In this way, remembering the pleasant and forgetting the- unpleasant both are essential for normal living. In the case of learners, remembering is very important, because without memory there would be no learning.
If learning has to progress, remembering of what is already learnt is indispensable, otherwise every time the learner has to start from the beginning.
The memory is defined as ‘the power to store experiences and to bring them into the field of consciousness sometime after the experience has occurred’. Our mind has the power of conserving experiences and mentally receiving them whenever such an activity helps the onward progress of the life cycle.
The conserved experience has a unity, an organisation of its own and it colours our present experience.
However, as stated above we have a notion that memory is a single process, but an analysis of it reveals involvement of three different activities- learning, retention and remembering.
Learning:
This is the first stage of memory. Learning may be by any of the methods like imitation, verbal, motor, conceptual, trial and error, insight, etc. Hence, whatever may be the type of learning; we must pay our attention to retain what is learnt. A good learning is necessary for better retention.
Retention:
Retention is the process of retaining in mind what is learnt or experienced in the past. The learnt material must be retained in order to make progress in our learning. Psychologists are of the opinion that the learnt material will be retained in the brain in the form of neural traces called ‘memory traces’, or ‘engrams’, or ‘neurograms’.
When good learning takes place –clear engrams are formed, so that they remain for long time and can be remembered by activation of these traces whenever necessary.
Remembering:
It is the process of bringing back the stored or retained information to the conscious level. This may be understood by activities such as recalling, recognising, relearning and reconstruction.
Recalling:
Recalling is the process of reproducing the past experiences that are not present. For example, recalling answers in the examination hall.
Recognising:
It is to recognise a person seen earlier, or the original items seen earlier, from among the items of the same class or category which they are mixed-up.
Relearning:
Relearning is also known as saving method. Because we measure retention in terms of saving in the number of repetition or the time required to relearn the assignment. The difference between the amount of time or trials required for original learning and the one required for relearning indicates the amount of retention.
Reconstruction:
Reconstruction is otherwise called rearrangement. Here the material to learn will be presented in a particular order and then the items will be jumbled up or shuffled thoroughly and presented to the individual to rearrange them in the original order in which it was presented.
Types of Memory:
There are five kinds of memory. These are classified on the basis of rates of decay of the information.
a. Sensory memory:
In this kind of memory, the information received by the sense organs will remain there for a very short period like few seconds. For example, the image on the screen of a TV may appear to be in our eyes for a fraction of time even when it is switched off, or the voice of a person will be tingling in our ears even after the voice is ceased.
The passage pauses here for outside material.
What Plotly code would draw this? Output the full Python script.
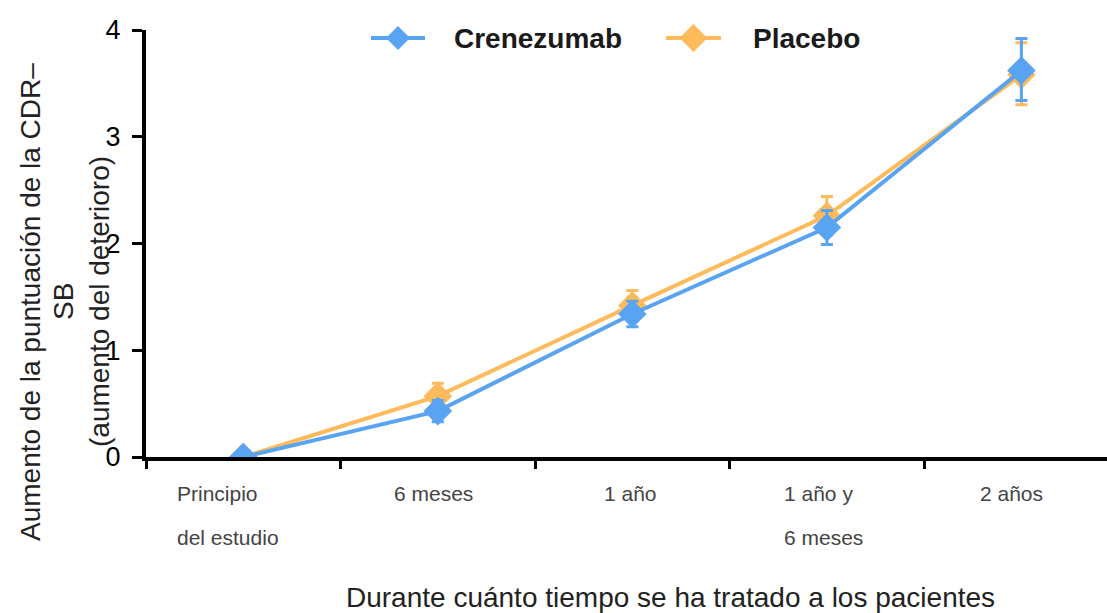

b. Short-term memory (STM):
According to many studies, in STM the memory remains in our conscious and pre-conscious level for less than 30 seconds. Later on this will be transferred to long-term memory.
c. Long-term memory (LTM):
LTM has the unlimited capacity to store information which may remain for days, months, years or lifetime.
d. Eidetic memory:
It is otherwise called photographic memory in which the individual can remember a scene or an event in a photographic detail.
e. Episodic memory:
This is otherwise called semantic memory which is connected with episodes of events. The events are stored in the form of episodes and recalled fully in the manner of a sequence.